Krishna approached the god of the seas, Varuna who told Krishna that the child was not with him, but at Yamaloka. Popular versions say, that the child was killed by the demon, Shankhasura (conch demon), who had made his home in a conch named the panchajanya. Krishna took the panchajanya, and blew it in the presence of Yama and sought the release of the sage’s son. Yama gives in and Krishna returns with the sage’s son, and since then Krishna is said to have retained his conch, the panchajanya.
The Odiya version however differs here slightly. On learning from Varuna about the child being in Yamaloka, Krishna approached Yama. When Yama sees Krishna, he asks him for the reason of his visit, and that too when he was an avatara. The inmates of the Yamaloka who were undergoing torture and pain, felt a great relief by the presence of Krishna. The dialogue between Krishna and Yama is interesting.

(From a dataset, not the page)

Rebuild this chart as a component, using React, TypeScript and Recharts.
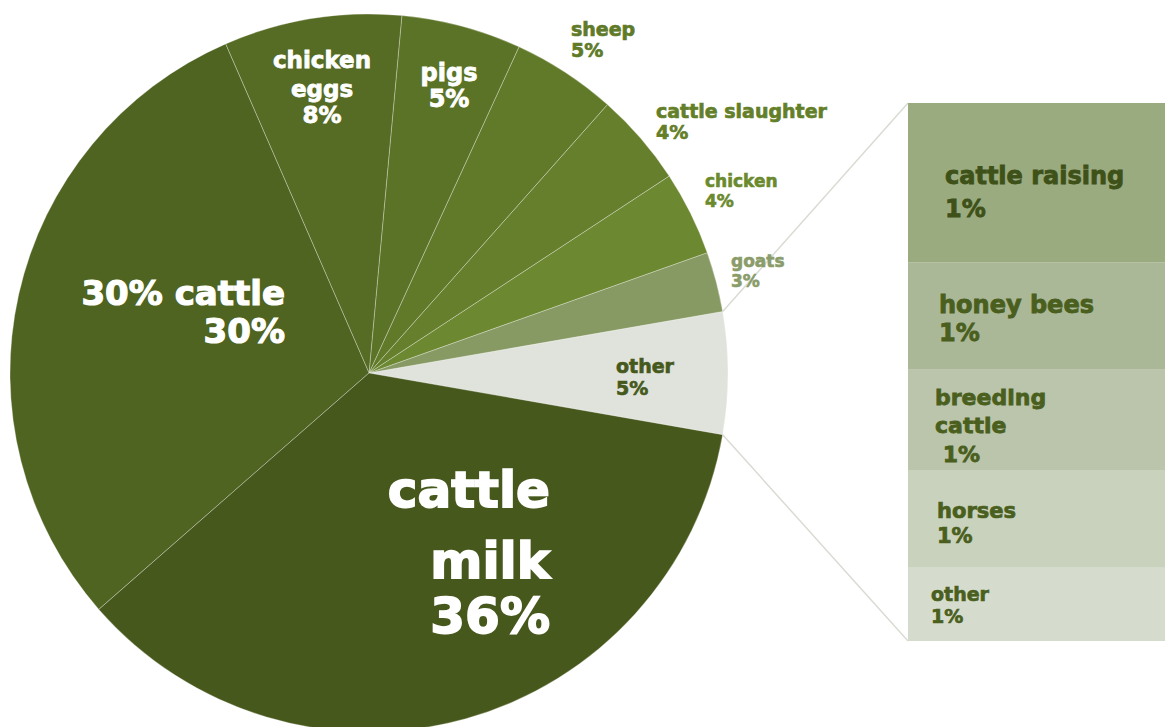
import { PieChart, Pie, Cell, BarChart, Bar, XAxis, YAxis } from "recharts"

// pie slices, counter-clockwise starting from "other"
const sliceNames = [
  "other",
  "goats",
  "chicken",
  "cattle slaughter",
  "sheep",
  "pigs",
  "chicken eggs",
  "30% cattle",
  "cattle milk",
]
const sliceValues = [5.49, 2.7, 3.8, 4.2, 4.7, 5.4, 8.0, 29.9, 35.81]
const sliceColors = [
  "#e0e3db",
  "#879a63",
  "#6c8830",
  "#667f2d",
  "#617a2a",
  "#5b7326",
  "#566b23",
  "#4f6420",
  "#47581d",
]

// breakdown of "other", top to bottom
const subNames = ["cattle raising", "honey bees", "breeding cattle", "horses", "other"]
const subValues = [1.48, 1.0, 0.93, 0.91, 0.68]
const subColors = ["#9bab80", "#abb898", "#bac5ab", "#c9d2bd", "#d5dccd"]

const FONT = "'DejaVu Sans', sans-serif"

type LabelCfg = {
  dx: number
  dys: number[]
  size: number
  anchor: "start" | "middle" | "end"
  color: string
  wrap?: boolean
}

const pieLabelCfg: Record<string, LabelCfg> = {
  "cattle milk": { dx: 181, dys: [134, 205, 260], size: 50, anchor: "end", color: "#fff", wrap: true },
  "30% cattle": { dx: -84, dys: [-68, -30], size: 34, anchor: "end", color: "#fff" },
  "chicken eggs": { dx: -47, dys: [-305, -276, -250], size: 23, anchor: "middle", color: "#fff", wrap: true },
  pigs: { dx: 80, dys: [-292, -266], size: 24, anchor: "middle", color: "#fff" },
  sheep: { dx: 202, dys: [-337, -316], size: 19, anchor: "start", color: "#5f7a28" },
  "cattle slaughter": { dx: 287, dys: [-255, -234], size: 19, anchor: "start", color: "#647f29" },
  chicken: { dx: 336, dys: [-186, -166], size: 17, anchor: "start", color: "#6b8a2e" },
  goats: { dx: 362, dys: [-106, -86], size: 17, anchor: "start", color: "#8a9c6a" },
  other: { dx: 247, dys: [0, 22], size: 19, anchor: "start", color: "#46591d" },
}

const subLabelCfg = [
  { dx: 37, dys: [1, 34], size: 24, wrap: false },
  { dx: 31, dys: [-3, 25], size: 24, wrap: false },
  { dx: 27, dys: [-15, 13, 42], size: 22, wrap: true },
  { dx: 29, dys: [-1, 24], size: 21, wrap: false },
  { dx: 23, dys: [-3, 18.5], size: 19, wrap: false },
]

const BAR_LEFT = 908
const BAR_TOP = 103
const BAR_W = 257
const BAR_H = 538

const pieData = sliceNames.map((name, i) => ({ name, value: sliceValues[i] }))
const barRow: Record<string, any> = { name: "other" }
subNames.forEach((n, i) => (barRow[`s${i}`] = subValues[i]))
const barTotal = subValues.reduce((a, b) => a + b, 0)

const RAD = Math.PI / 180
const polar = (cx: number, cy: number, r: number, a: number) => ({
  x: cx + r * Math.cos(-a * RAD),
  y: cy + r * Math.sin(-a * RAD),
})

const renderPieLabel = (props: any) => {
  const { cx, cy, name, value, index, outerRadius, startAngle, endAngle } = props
  const cfg = pieLabelCfg[name]
  if (!cfg) return null
  const words = cfg.wrap ? name.split(" ") : [name]
  const lines = [...words, `${Math.round(value)}%`]
  const x = cx + cfg.dx
  const top = polar(cx, cy, outerRadius, endAngle)
  const bottom = polar(cx, cy, outerRadius, startAngle)
  return (
    <g>
      {index === 0 && (
        <g>
          <line x1={top.x} y1={top.y} x2={BAR_LEFT} y2={BAR_TOP} stroke="#d9dcd3" strokeWidth={1.5} />
          <line x1={bottom.x} y1={bottom.y} x2={BAR_LEFT} y2={BAR_TOP + BAR_H} stroke="#d9dcd3" strokeWidth={1.5} />
        </g>
      )}
      {lines.map((t, i) => (
        <text
          key={i}
          x={x}
          y={cy + cfg.dys[i]}
          textAnchor={cfg.anchor}
          fill={cfg.color}
          stroke={cfg.color}
          strokeWidth={cfg.size * 0.035}
          fontSize={cfg.size}
          fontWeight="bold"
          fontFamily={FONT}
        >
          {t}
        </text>
      ))}
    </g>
  )
}

const makeBarLabel = (idx: number) => (props: any) => {
  const { x, y, height } = props
  const cfg = subLabelCfg[idx]
  const name = subNames[idx]
  const words = cfg.wrap ? name.split(" ") : [name]
  const lines = [...words, `${cfg.wrap ? " " : ""}${Math.round(subValues[idx])}%`]
  const mid = y + height / 2
  const color = idx === 0 ? "#3e5119" : "#4a5f1e"
  return (
    <g>
      {lines.map((t, i) => (
        <text
          key={i}
          x={x + cfg.dx}
          y={mid + cfg.dys[i]}
          fill={color}
          stroke={color}
          strokeWidth={cfg.size * 0.035}
          fontSize={cfg.size}
          fontWeight="bold"
          fontFamily={FONT}
          style={{ whiteSpace: "pre" }}
        >
          {t}
        </text>
      ))}
    </g>
  )
}

export default function App() {
  // bars stack bottom-up, so reverse the top-to-bottom order
  const order = subNames.map((_, i) => i).reverse()
  return (
    <div style={{ position: "absolute", left: 0, top: 0, width: 1165, height: 727, background: "#fff", overflow: "hidden" }}>
      <div style={{ position: "absolute", left: 0, top: 0 }}>
        <PieChart width={1165} height={727} margin={{ top: 0, right: 0, bottom: 0, left: 0 }}>
          <Pie
            data={pieData}
            dataKey="value"
            nameKey="name"
            cx={369}
            cy={373}
            outerRadius={359}
            startAngle={-9.9}
            endAngle={350.1}
            stroke="rgba(255,255,255,0.3)"
            strokeWidth={1}
            label={renderPieLabel}
            labelLine={false}
            isAnimationActive={false}
          >
            {pieData.map((d, i) => (
              <Cell key={d.name} fill={sliceColors[i]} />
            ))}
          </Pie>
        </PieChart>
      </div>
      <div style={{ position: "absolute", left: BAR_LEFT, top: BAR_TOP }}>
        <BarChart
          width={BAR_W}
          height={BAR_H}
          data={[barRow]}
          margin={{ top: 0, right: 0, bottom: 0, left: 0 }}
          barCategoryGap={0}
        >
          <XAxis dataKey="name" hide />
          <YAxis hide domain={[0, barTotal]} />
          {order.map((i) => (
            <Bar
              key={i}
              dataKey={`s${i}`}
              stackId="a"
              fill={subColors[i]}
              label={makeBarLabel(i)}
              isAnimationActive={false}
            />
          ))}
        </BarChart>
      </div>
    </div>
  )
}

Krishna reprimands Yama for taking the lives of children, when they have committed no crimes, the logic being that they have not even had time or the maturity to commit crimes or sins. Children were not sinners, so ending their lives, was unfair. To this Yama said, that children did not die early because of their sins; they died because of the sins of their parents, especially the sexual transgressions of their parents. That was the law of the mankind. Strangely people never blamed themselves and would blame destiny and Yama for such tragedies. Interestingly, Yama then accuses Krishna, of the same! He then tells Krishna, that it is strange that the rules of the humans was seemingly not followed by the Lord himself, as he was seen indulging in the most irresponsible sexual dalliances with many and that too in what seemed to be in a casual manner. Yama continued, that if avatars (and great lives) like him indulged in such activities, what examples would they be setting on ordinary mortals?
While Yama was correct in his argument, the devotee in the author of this version gives the following explanation. Krishna is supposed to have said, that if that was the logic of early deaths of children, then let from that day all children born out of any union with him not be seen as the children of sexual transgression. While he accepted that he was guilty of improper sexual unions with many, let them not be seen as sexual misdemeanours and the women not be seen as violators. While Yama could continue his justice all over the world, he should leave his offspring untouched. Yama did not argue (and accepted the words), giving birth to a well-known Odiya proverb – “bada lokanku uttara nahi” – there is no answer to the great men; to further paraphrase – the powerful are above the law!!
Krishna however returns with the child of the sage and hands him over to the sage who was very happy, though he realised that his student had done something against the norms of nature and what seemed to be a lurking doubt in his mind, was a surety now. The sage realised that the student was none other than Narayan himself. The sage also realised his mistake of not seeking his moksha, the ultimate goal of all lives. The author of the Odiya version ends very beautifully by saying, that the sage must have realised that when the defining moment comes, it is always the nara who fails the Narayana, never the other way round!
Rishi Sandipani’s ashram is said to be situated in the modern city if Ujjain, MP, India, and is a place of reverence for many believers.
Based on the English translation of the Odiya Mahabharat by Shri B. N. Patnaik.